Investors Await Disclosure Rules on Income Taxes Paid

FASB Chair Richard Jones reassured advisers that a proposal the board plans to issue next year on income taxes paid would enable investors to understand more about a company’s global tax position. “For a U.S. company, to the extent that there’s a material driver of their overall tax rate below the U.S. statutory rate, that will be illustrated on a jurisdiction-by-jurisdiction basis,” he said at the Dec. 6 Financial Accounting Standards Advisory Council (FASAC) meeting. “And so what we’ve chosen to do is to use the effective rate reconciliation to highlight those jurisdictions that increase and or decrease the effective rate, versus the statutory rate,” he said. “Practically speaking we recognize the financial statements are conveying information in a complex manner and we’re trying to find a way to communicate key issues and the key risks and opportunities in the most appropriate way and that’s what the rate reconciliation we think does.” His remarks were in response to a FASAC member’s observations that questioned whether the proposal would go far enough for investors. Cash taxes that companies pay represents a blind spot for investors, lacking transparency into how worldwide operations affect a company’s tax rate, as well as the legislative risks and opportunities. Today, investors rely on current disclosures of the rate reconciliation table, as well as total income taxes paid in a cash flows statement to evaluate a company’s risks or opportunities.

AICPA Panel and PCC to Hold Advisory Session with FASB

On December 16, FASB will meet with the Private Company Council (PCC) and separately with an AICPA technical issues committee to discuss private company financial reporting topics, according to a board alert.

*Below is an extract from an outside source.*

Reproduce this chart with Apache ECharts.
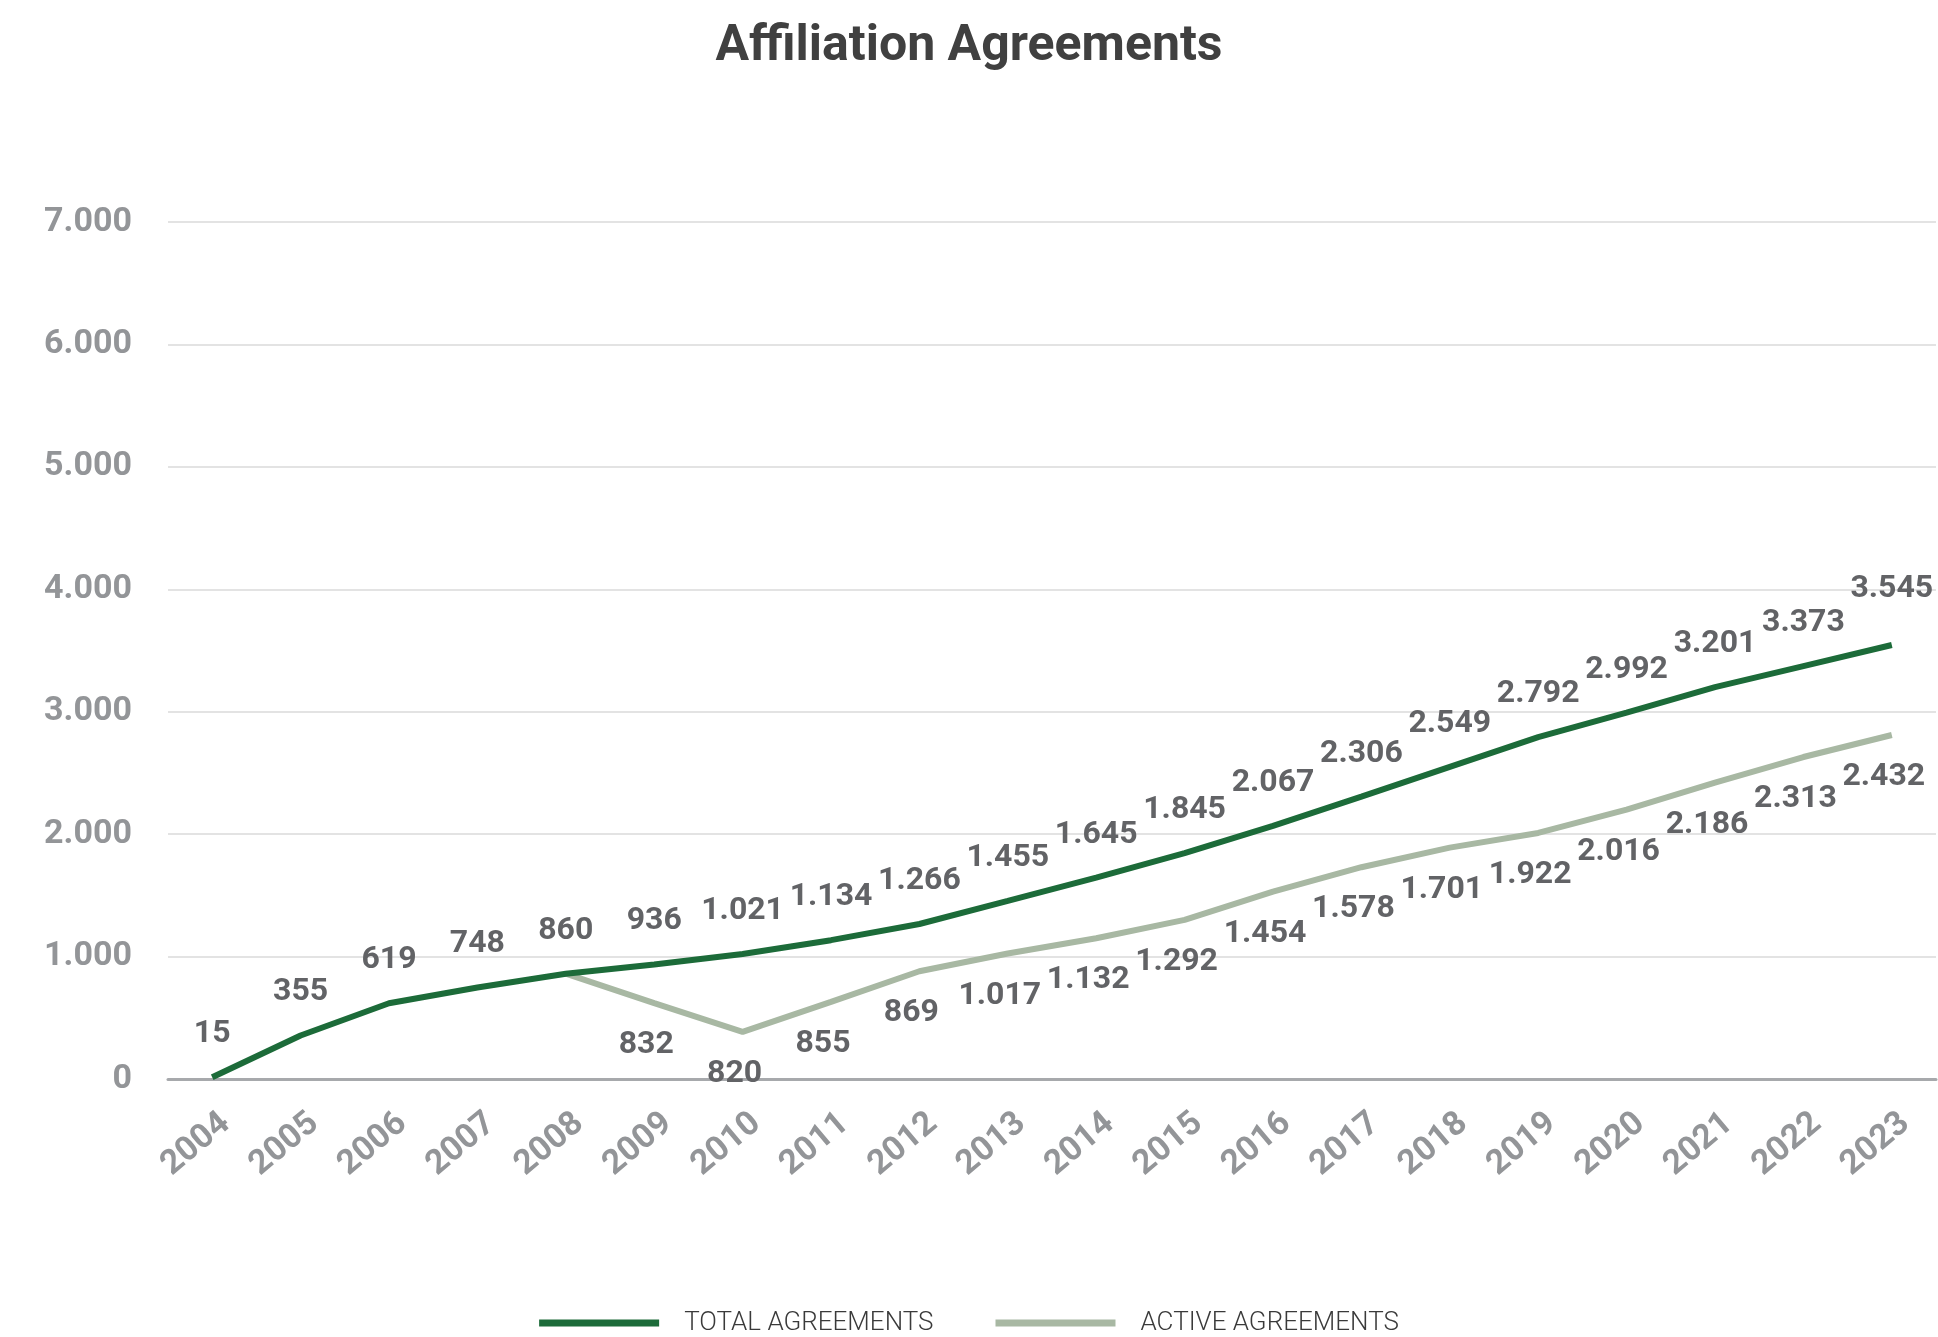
<!DOCTYPE html>
<html>
<head>
<meta charset="utf-8">
<script src="https://cdn.jsdelivr.net/npm/echarts@6/dist/echarts.min.js"></script>
<style>
html,body{margin:0;padding:0;background:#fff;}
#chart{width:1938px;height:1337px;}
</style>
</head>
<body>
<div id="chart"></div>
<script>
const years = ['2004','2005','2006','2007','2008','2009','2010','2011','2012','2013','2014','2015','2016','2017','2018','2019','2020','2021','2022','2023'];
const totalValues = [15,355,619,748,860,936,1021,1134,1266,1455,1645,1845,2067,2306,2549,2792,2992,3201,3373,3545];
// plotted position of the active line (as drawn)
const activeValues = [null,null,null,null,860,620,385,630,880,1025,1150,1300,1530,1730,1890,2010,2200,2420,2630,2810];
// labels printed next to the active line
const activeLabels = [null,null,null,null,null,832,820,855,869,1017,1132,1292,1454,1578,1701,1922,2016,2186,2313,2432];
const yTicks = [0,1000,2000,3000,4000,5000,6000,7000];

const FONT = "Roboto, 'Noto Sans', sans-serif";
function fmt(v){ return String(v).replace(/\B(?=(\d{3})+(?!\d))/g,'.'); }

const chart = echarts.init(document.getElementById('chart'), null, {renderer:'canvas'});
chart.setOption({
  animation:false,
  backgroundColor:'#ffffff',
  title:{
    text:'Affiliation Agreements',
    left:'center', top:17,
    textStyle:{fontFamily:FONT, fontSize:50, fontWeight:'bold', color:'#404040'}
  },
  grid:{left:168, right:2, top:222, bottom:258, containLabel:false},
  legend:{
    top:1305, left:'center',
    icon:'rect', itemWidth:120, itemHeight:7, itemGap:62,
    textStyle:{fontFamily:FONT, fontSize:26, fontWeight:300, color:'#3a3a3a', padding:[0,0,0,20]},
    data:['TOTAL AGREEMENTS','ACTIVE AGREEMENTS']
  },
  xAxis:{
    type:'category', data:years, boundaryGap:true,
    axisLine:{lineStyle:{color:'#a7a9ac', width:3}},
    axisTick:{show:false},
    axisLabel:{rotate:40, margin:52, padding:[0,-18,0,0], color:'#939598', fontFamily:FONT, fontWeight:'bold', fontSize:34, interval:0}
  },
  yAxis:{
    type:'value', min:0, max:7000, interval:1000,
    axisLine:{show:false}, axisTick:{show:false},
    splitLine:{lineStyle:{color:'#e3e3e3', width:2}},
    axisLabel:{margin:36, color:'#939598', fontFamily:FONT, fontWeight:'bold', fontSize:34, formatter:v=>fmt(v)}
  },
  series:[
    {
      name:'TOTAL AGREEMENTS', type:'line',
      data: totalValues.map((v,i)=> i===totalValues.length-1 ? {value:v, label:{distance:40}} : v),
      color:'#1c6b39',
      lineStyle:{width:6, color:'#1c6b39'},
      symbol:'circle', symbolSize:0.1, showSymbol:true,
      itemStyle:{color:'#1c6b39'},
      z:3,
      label:{show:true, position:'top', distance:27, color:'#626366', fontFamily:FONT, fontWeight:'bold', fontSize:32, formatter:p=>fmt(p.value)}
    },
    {
      name:'ACTIVE AGREEMENTS', type:'line',
      data: activeValues,
      color:'#a8b8a3',
      lineStyle:{width:6, color:'#a8b8a3'},
      symbol:'circle', symbolSize:0.1, showSymbol:true,
      itemStyle:{color:'#a8b8a3'},
      z:2,
      label:{show:true, position:'bottom', distance:26, offset:[-8,0], color:'#626366', fontFamily:FONT, fontWeight:'bold', fontSize:32,
        formatter:p=> activeLabels[p.dataIndex]==null ? '' : fmt(activeLabels[p.dataIndex])}
    }
  ]
});
</script>
</body>
</html>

The PCC, which works with the board to develop and amend U.S. GAAP for private companies, is set to meet with the board on December 16 to discuss various topics, including the following:

  • Leases—Implementation (Topic 842, Leases)
  • Profits interest
  • Revenue—Post-Implementation Review (Topic 606, Revenue from Contracts with Customers)
  • Accounting for government grants (Invitation-to-Comment (ITC) 2022-002, Accounting for Government Grants by Business Entities: Potential Incorporation of IAS 20, Accounting for Government Grants and Disclosure of Government Assistance, into Generally Accepted Accounting Principles)
  • Accounting and disclosure of software costs
  • Accounting for and disclosure of crypto assets.


Keeping Accounting Rules Converged IS Beneficial to Global Capital Markets.

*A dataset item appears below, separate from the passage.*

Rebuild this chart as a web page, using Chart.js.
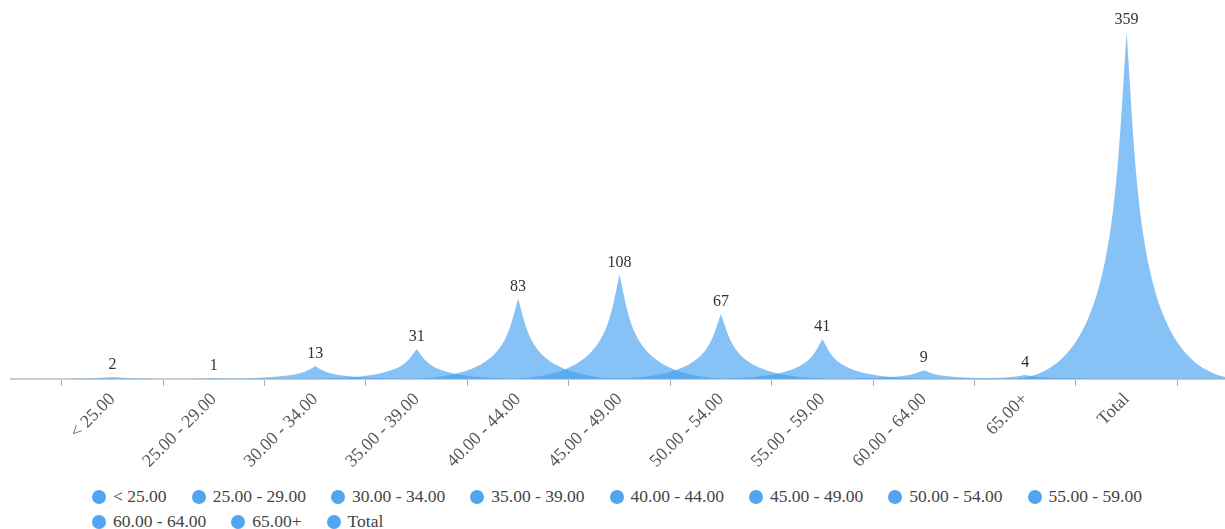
<!DOCTYPE html>
<html>
<head>
<meta charset="utf-8">
<script src="https://cdn.jsdelivr.net/npm/chart.js@4.4.1/dist/chart.umd.min.js"></script>
<style>
  html, body { margin: 0; padding: 0; background: #fff; }
  #wrap { position: relative; width: 1225px; height: 484px; }
  #legend {
    display: flex; flex-wrap: wrap; width: 1133px; padding-left: 92px;
    font: 17.5px 'Liberation Serif', 'Times New Roman', serif; color: #444;
  }
  #legend .item { display: flex; align-items: center; height: 25px; margin-right: 25px; cursor: pointer; white-space: nowrap; }
  #legend .item.off { opacity: 0.4; }
  #legend .dot { width: 14px; height: 14px; border-radius: 50%; margin-right: 7px; }
</style>
</head>
<body>
<div id="wrap"><canvas id="chart"></canvas></div>
<div id="legend"></div>
<script>
// categories / tick labels
const categories = ['< 25.00', '25.00 - 29.00', '30.00 - 34.00', '35.00 - 39.00', '40.00 - 44.00',
  '45.00 - 49.00', '50.00 - 54.00', '55.00 - 59.00', '60.00 - 64.00', '65.00+', 'Total']
const tickLabels = categories
// one count per bucket
const counts = [2, 1, 13, 31, 83, 108, 67, 41, 9, 4, 359]

const spikeFill = 'rgba(64, 158, 240, 0.63)'
const dotColor = '#52a5ef'
const spikeSpan = 2.3 // spike base width, in category widths (they overlap)

// every bucket is its own dataset so each gets a legend entry
const datasets = categories.map((name, i) => ({
  label: name,
  data: [{ x: i, y: counts[i] }],
  backgroundColor: spikeFill,
  borderColor: dotColor
}))

// draw each bar as a concave spike instead of a rectangle
const spikes = {
  id: 'spikes',
  beforeDatasetDraw(chart, args) {
    const el = args.meta.data[0]
    if (!el) return false
    const xs = chart.scales.x
    const half = Math.abs(xs.getPixelForValue(1) - xs.getPixelForValue(0)) * spikeSpan / 2
    const { x, y, base } = el
    const mid = (y + base) / 2
    const k = half * 0.1
    const ctx = chart.ctx
    ctx.save()
    ctx.beginPath()
    ctx.moveTo(x - half, base)
    ctx.lineTo(x + half, base)
    ctx.bezierCurveTo(x + k, base, x + k, mid, x, y)
    ctx.bezierCurveTo(x - k, mid, x - k, base, x - half, base)
    ctx.closePath()
    ctx.fillStyle = chart.data.datasets[args.index].backgroundColor
    ctx.fill()
    ctx.restore()
    return false
  }
}

// value above each peak
const peakLabels = {
  id: 'peakLabels',
  afterDatasetsDraw(chart) {
    const ctx = chart.ctx
    ctx.save()
    ctx.font = '16px "Liberation Serif", "Times New Roman", serif'
    ctx.fillStyle = '#333'
    ctx.textAlign = 'center'
    ctx.textBaseline = 'bottom'
    chart.data.datasets.forEach((ds, i) => {
      const meta = chart.getDatasetMeta(i)
      if (meta.hidden || !meta.data[0]) return
      const el = meta.data[0]
      ctx.fillText(String(ds.data[0].y), el.x, el.y - 4)
    })
    ctx.restore()
  }
}

// legend as html below the canvas
const htmlLegend = {
  id: 'htmlLegend',
  afterUpdate(chart) {
    const box = document.getElementById('legend')
    box.innerHTML = ''
    const items = chart.options.plugins.legend.labels.generateLabels(chart)
    items.forEach(item => {
      const row = document.createElement('div')
      row.className = 'item' + (item.hidden ? ' off' : '')
      const dot = document.createElement('span')
      dot.className = 'dot'
      dot.style.background = item.strokeStyle
      const text = document.createElement('span')
      text.textContent = item.text
      row.appendChild(dot)
      row.appendChild(text)
      row.onclick = () => {
        chart.setDatasetVisibility(item.datasetIndex, !chart.isDatasetVisible(item.datasetIndex))
        chart.update()
      }
      box.appendChild(row)
    })
  }
}

new Chart(document.getElementById('chart'), {
  type: 'bar',
  data: { datasets },
  plugins: [spikes, peakLabels, htmlLegend],
  options: {
    animation: false,
    responsive: true,
    maintainAspectRatio: false,
    layout: { padding: { left: 11, top: 32, bottom: 9 } },
    datasets: { bar: { grouped: false, categoryPercentage: 1, barPercentage: 1 } },
    plugins: {
      legend: { display: false },
      tooltip: { enabled: false }
    },
    scales: {
      x: {
        type: 'linear',
        offset: false,
        min: -1,
        max: 10.97,
        afterBuildTicks: (axis) => {
          axis.ticks = tickLabels.map((_, i) => ({ value: i }))
        },
        grid: { offset: true, drawOnChartArea: false, tickLength: 7, color: '#aaa' },
        border: { color: '#ccc', width: 2 },
        ticks: {
          autoSkip: false,
          minRotation: 45,
          maxRotation: 45,
          color: '#555',
          font: { family: "'Liberation Serif', 'Times New Roman', serif", size: 18 },
          callback: (v) => tickLabels[v]
        }
      },
      y: { display: false, min: 0, max: Math.max(...counts) }
    }
  }
})
</script>
</body>
</html>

Convergence with U.S. accounting standards is “still an important consideration” for the IASB although formalized talks have concluded, Chair Andreas Barckow told an industry conference in Washington, D.C.

Over the years, the IASB’s focus has shifted from jointly developing solutions to keeping international financial reporting standards (IFRS) converged with U.S. GAAP, he said on Dec. 12 at the 2022 AICPA & CIMA Conference on Current SEC and PCAOB Developments. “We achieve that by bringing the two boards together for education and information-sharing sessions, by talking regularly to our colleagues at FASB at all levels, and by alerting each other of new information and developments arising,” he said in a speech. “I hope that you all agree with me in seeing the great benefit this brings to global capital markets.” He cited accounting standards on business combinations, consolidations, fair value measurement, leases, revenue recognition, and segment reporting, as a few important areas where the standards are globally converged—but he pointed to financial instruments and insurance contracts as areas where they were not able to achieve full compatibility. The issue of convergence is one that consistently is broached at accounting conferences, and one that is of interest to multinational companies that use both IFRS and U.S. GAAP.